• [Set problem] Word for word, quote all of the material, omitting the pictures.

___ Data block

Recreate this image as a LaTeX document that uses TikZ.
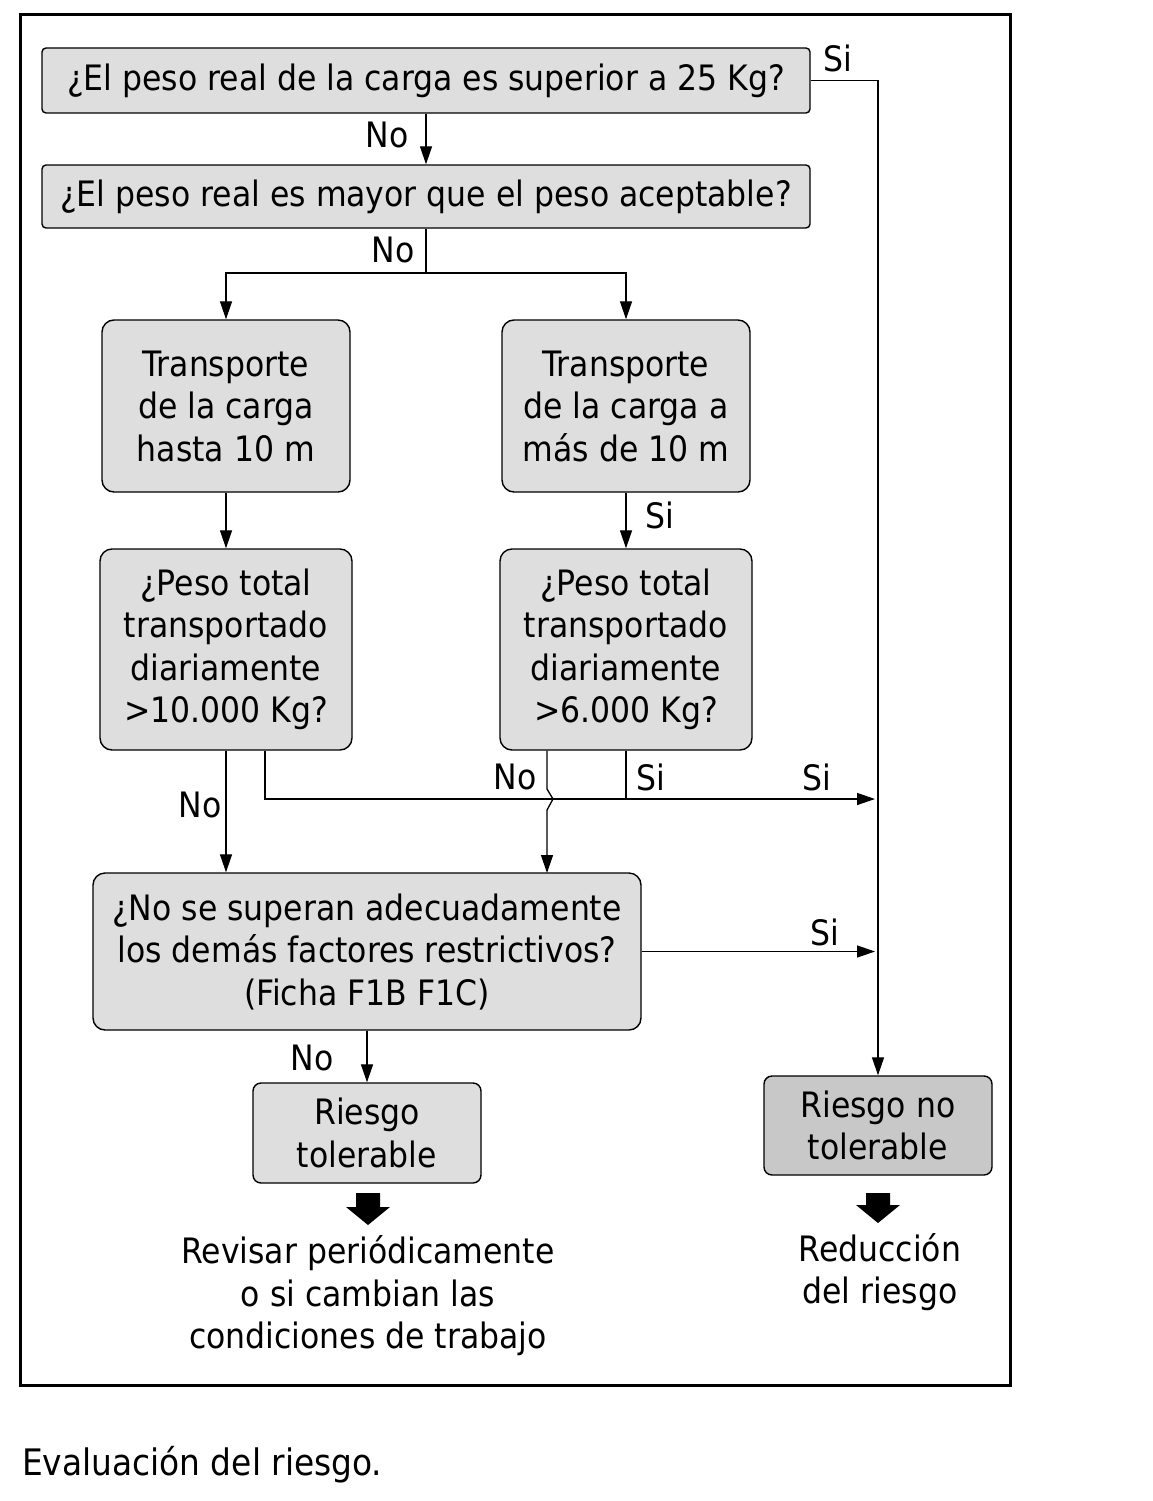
\documentclass[tikz,border=0pt]{standalone}
\usepackage{fontspec}
\setmainfont{DejaVu Sans Condensed}
\usetikzlibrary{arrows.meta}
\definecolor{boxfill}{RGB}{222,222,222}
\definecolor{darkfill}{RGB}{200,200,200}
\begin{document}
\begin{tikzpicture}[x=1pt,y=-1pt,
  every node/.style={font=\fontsize{35}{42.5}\selectfont, inner sep=0pt},
  box/.style={draw=black, line width=1.4pt, fill=boxfill, rounded corners=#1, align=center},
  box/.default=12pt,
  conn/.style={line width=1.3pt},
  arr/.style={conn, -{Triangle[length=18pt,width=12pt]}},
  lbl/.style={font=\fontsize{35}{40}\selectfont},
  blockarrow/.style={fill=black, draw=none}]
\useasboundingbox (0,0) rectangle (1152,1501);
\fill[white] (0,0) rectangle (1152,1501);
\draw[line width=3pt] (20,15) rectangle (1010,1385);

\node[box=4pt, minimum width=768pt, minimum height=65pt] (b1) at (426,80.5) {¿El peso real de la carga es superior a 25 Kg?};
\node[box=4pt, minimum width=768pt, minimum height=63pt] (b2) at (426,196.5) {¿El peso real es mayor que el peso aceptable?};
\node[box, minimum width=248pt, minimum height=172pt] (b3) at (226,406) {Transporte\\de la carga\\hasta 10 m};
\node[box, minimum width=248pt, minimum height=172pt] (b4) at (626,406) {Transporte\\de la carga a\\más de 10 m};
\node[box, minimum width=252pt, minimum height=201pt] (b5) at (226,649.5) {¿Peso total\\transportado\\diariamente\\>10.000 Kg?};
\node[box, minimum width=252pt, minimum height=201pt] (b6) at (626,649.5) {¿Peso total\\transportado\\diariamente\\>6.000 Kg?};
\node[box, minimum width=548pt, minimum height=157pt] (b7) at (367,951.5) {¿No se superan adecuadamente\\los demás factores restrictivos?\\(Ficha F1B F1C)};
\node[box=8pt, minimum width=228pt, minimum height=100pt] (b9) at (367,1133) {Riesgo\\tolerable};
\node[box=8pt, fill=darkfill, minimum width=228pt, minimum height=99pt] (b8) at (878,1125.5) {Riesgo no\\tolerable};

% connectors
\coordinate (split) at (426,273);
\coordinate (rtop) at (878,80.5);
\coordinate (r1) at (875,799);
\draw[arr] (b1.south) -- (b2.north);
\draw[conn] (b2.south) -- (split);
\draw[arr] (split) -| (b3.north);
\draw[arr] (split) -| (b4.north);
\draw[arr] (b3.south) -- (b5.north);
\draw[arr] (b4.south) -- (b6.north);
\draw[arr] (b5.south) -- (b5.south |- b7.north);
\draw[arr] ([xshift=39pt]b5.south) |- (r1);
\draw[conn] (b6.south) -- (b6.south |- r1);
\draw[arr] ([xshift=-79pt]b6.south) -- (547,789) -- (553,799) -- (547,810) -- (547,873);
\draw[arr] (b7.east) -- (b7.east -| r1);
\draw[arr] (b1.east) -- (rtop) -- (b8.north);
\draw[arr] (b7.south) -- (b9.north);

% labels
\node[lbl] (l1) at (838,58) {Si};
\node[lbl] (l2) at (387,135) {No};
\node[lbl] (l3) at (393,250) {No};
\node[lbl] (l4) at (660,515) {Si};
\node[lbl] (l5) at (200,805) {No};
\node[lbl] (l6) at (515,777) {No};
\node[lbl] (l7) at (651,777) {Si};
\node[lbl] (l8) at (817,777) {Si};
\node[lbl] (l9) at (825,932) {Si};
\node[lbl] (l10) at (312,1058) {No};

% block arrows
\fill[blockarrow] (356,1193) -- (380,1193) -- (380,1207) -- (390,1207) -- (368,1225) -- (346,1207) -- (356,1207) -- cycle;
\fill[blockarrow] (866,1193) -- (890,1193) -- (890,1205) -- (900,1205) -- (878,1223) -- (856,1205) -- (866,1205) -- cycle;

\node[align=center] (t1) at (368,1296) {Revisar periódicamente\\o si cambian las\\condiciones de trabajo};
\node[align=center] (t2) at (880,1272) {Reducción\\del riesgo};
\node[anchor=west, font=\fontsize{36.5}{42}\selectfont] (cap) at (22,1465) {Evaluación del riesgo.};
\end{tikzpicture}
\end{document}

______

• [Exercise result]
Recreate this image as a LaTeX document that uses TikZ.
\documentclass[tikz,border=0pt]{standalone}
\usepackage{fontspec}
\setmainfont{DejaVu Sans Condensed}
\usetikzlibrary{arrows.meta}
\definecolor{boxfill}{RGB}{222,222,222}
\definecolor{darkfill}{RGB}{200,200,200}
\begin{document}
\begin{tikzpicture}[x=1pt,y=-1pt,
  every node/.style={font=\fontsize{35}{42.5}\selectfont, inner sep=0pt},
  box/.style={draw=black, line width=1.4pt, fill=boxfill, rounded corners=#1, align=center},
  box/.default=12pt,
  conn/.style={line width=1.3pt},
  arr/.style={conn, -{Triangle[length=18pt,width=12pt]}},
  lbl/.style={font=\fontsize{35}{40}\selectfont},
  blockarrow/.style={fill=black, draw=none}]
\useasboundingbox (0,0) rectangle (1152,1501);
\fill[white] (0,0) rectangle (1152,1501);
\draw[line width=3pt] (20,15) rectangle (1010,1385);

\node[box=4pt, minimum width=768pt, minimum height=65pt] (b1) at (426,80.5) {¿El peso real de la carga es superior a 25 Kg?};
\node[box=4pt, minimum width=768pt, minimum height=63pt] (b2) at (426,196.5) {¿El peso real es mayor que el peso aceptable?};
\node[box, minimum width=248pt, minimum height=172pt] (b3) at (226,406) {Transporte\\de la carga\\hasta 10 m};
\node[box, minimum width=248pt, minimum height=172pt] (b4) at (626,406) {Transporte\\de la carga a\\más de 10 m};
\node[box, minimum width=252pt, minimum height=201pt] (b5) at (226,649.5) {¿Peso total\\transportado\\diariamente\\>10.000 Kg?};
\node[box, minimum width=252pt, minimum height=201pt] (b6) at (626,649.5) {¿Peso total\\transportado\\diariamente\\>6.000 Kg?};
\node[box, minimum width=548pt, minimum height=157pt] (b7) at (367,951.5) {¿No se superan adecuadamente\\los demás factores restrictivos?\\(Ficha F1B F1C)};
\node[box=8pt, minimum width=228pt, minimum height=100pt] (b9) at (367,1133) {Riesgo\\tolerable};
\node[box=8pt, fill=darkfill, minimum width=228pt, minimum height=99pt] (b8) at (878,1125.5) {Riesgo no\\tolerable};

% connectors
\coordinate (split) at (426,273);
\coordinate (rtop) at (878,80.5);
\coordinate (r1) at (875,799);
\draw[arr] (b1.south) -- (b2.north);
\draw[conn] (b2.south) -- (split);
\draw[arr] (split) -| (b3.north);
\draw[arr] (split) -| (b4.north);
\draw[arr] (b3.south) -- (b5.north);
\draw[arr] (b4.south) -- (b6.north);
\draw[arr] (b5.south) -- (b5.south |- b7.north);
\draw[arr] ([xshift=39pt]b5.south) |- (r1);
\draw[conn] (b6.south) -- (b6.south |- r1);
\draw[arr] ([xshift=-79pt]b6.south) -- (547,789) -- (553,799) -- (547,810) -- (547,873);
\draw[arr] (b7.east) -- (b7.east -| r1);
\draw[arr] (b1.east) -- (rtop) -- (b8.north);
\draw[arr] (b7.south) -- (b9.north);

% labels
\node[lbl] (l1) at (838,58) {Si};
\node[lbl] (l2) at (387,135) {No};
\node[lbl] (l3) at (393,250) {No};
\node[lbl] (l4) at (660,515) {Si};
\node[lbl] (l5) at (200,805) {No};
\node[lbl] (l6) at (515,777) {No};
\node[lbl] (l7) at (651,777) {Si};
\node[lbl] (l8) at (817,777) {Si};
\node[lbl] (l9) at (825,932) {Si};
\node[lbl] (l10) at (312,1058) {No};

% block arrows
\fill[blockarrow] (356,1193) -- (380,1193) -- (380,1207) -- (390,1207) -- (368,1225) -- (346,1207) -- (356,1207) -- cycle;
\fill[blockarrow] (866,1193) -- (890,1193) -- (890,1205) -- (900,1205) -- (878,1223) -- (856,1205) -- (866,1205) -- cycle;

\node[align=center] (t1) at (368,1296) {Revisar periódicamente\\o si cambian las\\condiciones de trabajo};
\node[align=center] (t2) at (880,1272) {Reducción\\del riesgo};
\node[anchor=west, font=\fontsize{36.5}{42}\selectfont] (cap) at (22,1465) {Evaluación del riesgo.};
\end{tikzpicture}
\end{document}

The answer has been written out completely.